People are tired of hearing about ‘Islamophobia,’ study finds

A study from the Commission for Countering Extremism, a UK governmental organization, has found that the public is tired of hearing about “Islamophobia.”
According to the survey, 39% of voters say Islam is overprotected by British laws, and a third of voters say they self-censor criticism of Islam to avoid being accused of “Islamophobia.” Just 18% think Islam isn’t protected enough.
“Islam is the only religion asked about where a larger proportion of the public think it is protected too much,” the report stated.
Bringing back blasphemy laws to protect Islam
The study comes as senior British officials prepare to codify a definition for the word “Islamophobia,” one that critics say will amount to a blasphemy law and disproportionately protect Islam from criticism. First introduced in medieval times, the UK’s prohibition against blasphemy outlawed criticism of Christianity. The law was abolished in 2008. The effort to define “Islamophobia” is being championed by Deputy Prime Minister Angela Rayner.
Recently, the Crown Prosecution Service (CPS) tried to revive the blasphemy law in the case of Hamit Coskun, an atheist who fled his native Turkey to escape persecution from Islamists. In February, Coskun staged a public protest against Islam outside the Turkish consulate in London where he publicly burned a Koran while shouting “f*ck Islam” and “Islam is religion of terrorism.” He was violently attacked by a man named Moussa Kadri, who later pleaded guilty to the assault and will face trial in 2027. Coskun was arrested.
The CPS originally charged Coskun with “intent to cause against the religious institution of Islam harassment, alarm or distress.” This was met with criticism for essentially amounting to a blasphemy law, since the government was treating the religion itself as a victim. The CPS amended the charge, arguing that Coskun had committed a criminal act because he caused “harassment, alarm or distress” motivated by hatred for the followers of Islam.
Covering up Islamic pedophile rings
The British government has gone to great lengths to avoid offending Muslims, who comprise roughly 7% of the population. Last month, a report found that the government suppressed evidence of Pakistani Muslim pedophile gangs to avoid accusations of racism.
Between the 1990s and the 2010s, thousands of young White girls in the UK as young as 10 were sexually exploited by Pakistani pedophile rings. In the town of Rotherham alone, an estimated 1,400 children were sexually assaulted by such gangs, subjected to molestation, gang rapes, beatings, and intimidation. Some minors were doused in gasoline and threatened with being burned alive if they reported the sexual offenses to anyone.

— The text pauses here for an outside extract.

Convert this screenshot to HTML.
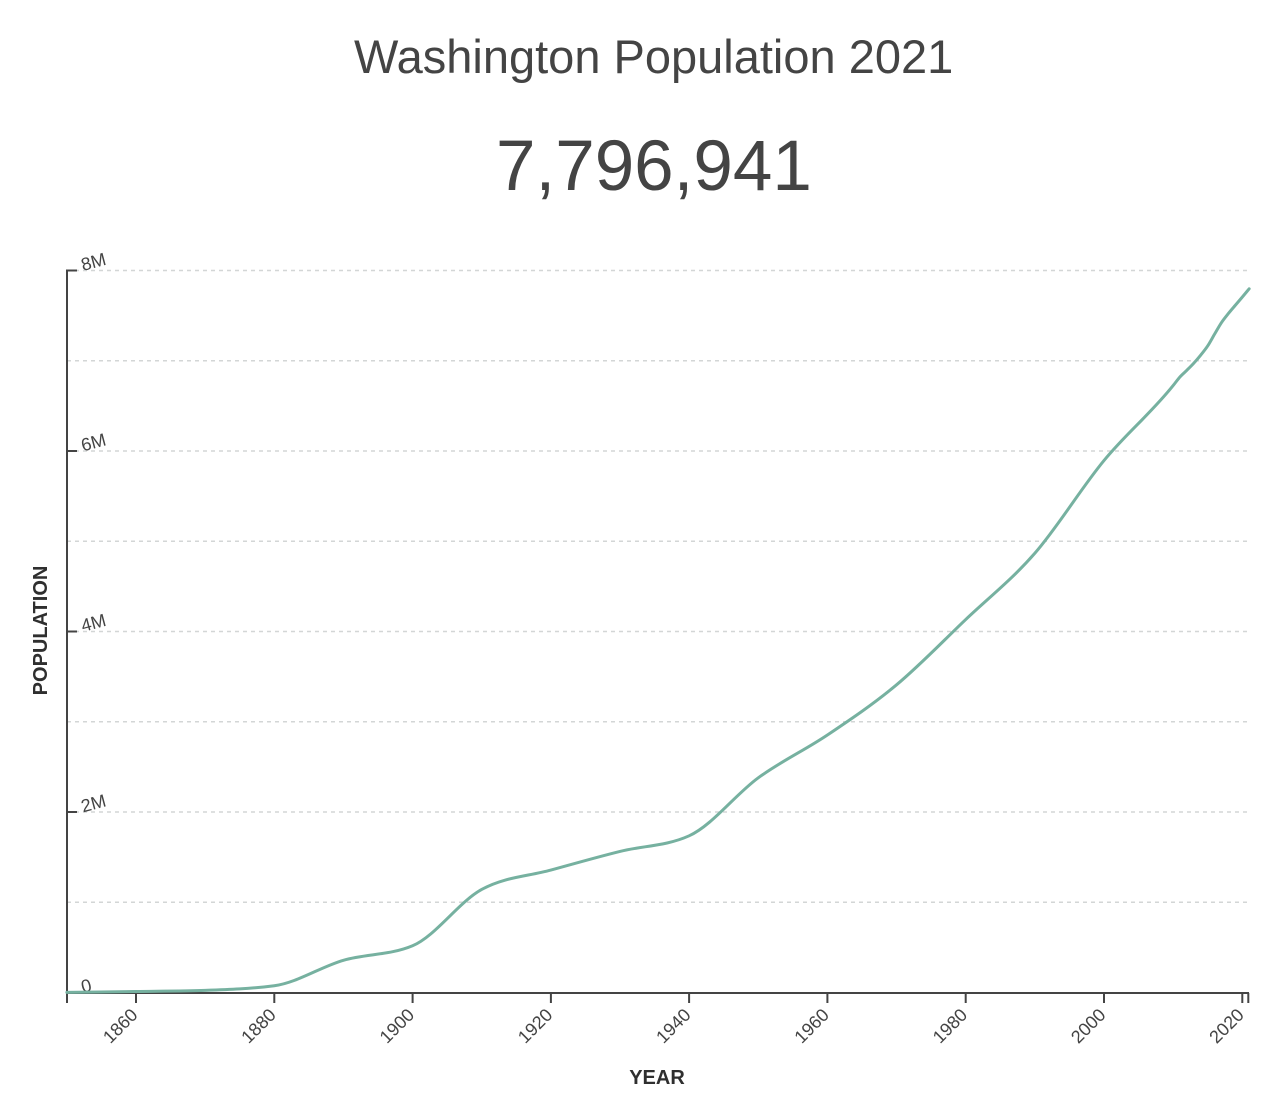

According to one analysis, Pakistanis comprise roughly two-thirds of pedophiles but just 4% of the population. A majority of them are Muslim migrants.
Victims and their parents arrested
Many of the victims who sought justice were turned away by British authorities, who feared appearing racist. A recent audit conducted by Baroness Louise Casey on behalf of the British government found that when victims reported the sexual assaults to police, they were “ignored, treated like criminals and often arrested themselves.” In several cases, girls as young as 13 who were found being sexually exploited by several Pakistani men were arrested for being drunk and disorderly. The men were not charged. In other cases, parents were arrested when they tried to rescue their children from these pedophile rings.
Casey’s report confirmed that police deliberately did not record the ethnicity of the sex offenders because it might be seen as racist. Public officials have ignored the issue “for fear of appearing racist, raising community tensions or causing community cohesion problems.”
“I think you've got sort of do-gooders that don't really want this to be found because, you know, 'Oh, God, then all the racists are going to be more racist,’” Casey said.
British Prime Minister Keir Starmer, who in 2008 was the director of public prosecutions (DPP), has been accused of assisting in the cover-up of the Pakistani pedophile rings.
‘They are still all Muslim’
Maggie Oliver, a former Greater Manchester Police detective, says the problem is not that the pedophile rings are Pakistani but that they are overwhelmingly Muslim.
“I have seen nationalities that are not Pakistani men in these gangs,” she told GB News. “But many of them are Afghanistani or Iranian or Iraqi. But they are still all Muslim. And it is an issue when we see increasing numbers of illegal immigration into the country, where many of those immigrants share the same belief systems and different ways of treating women.”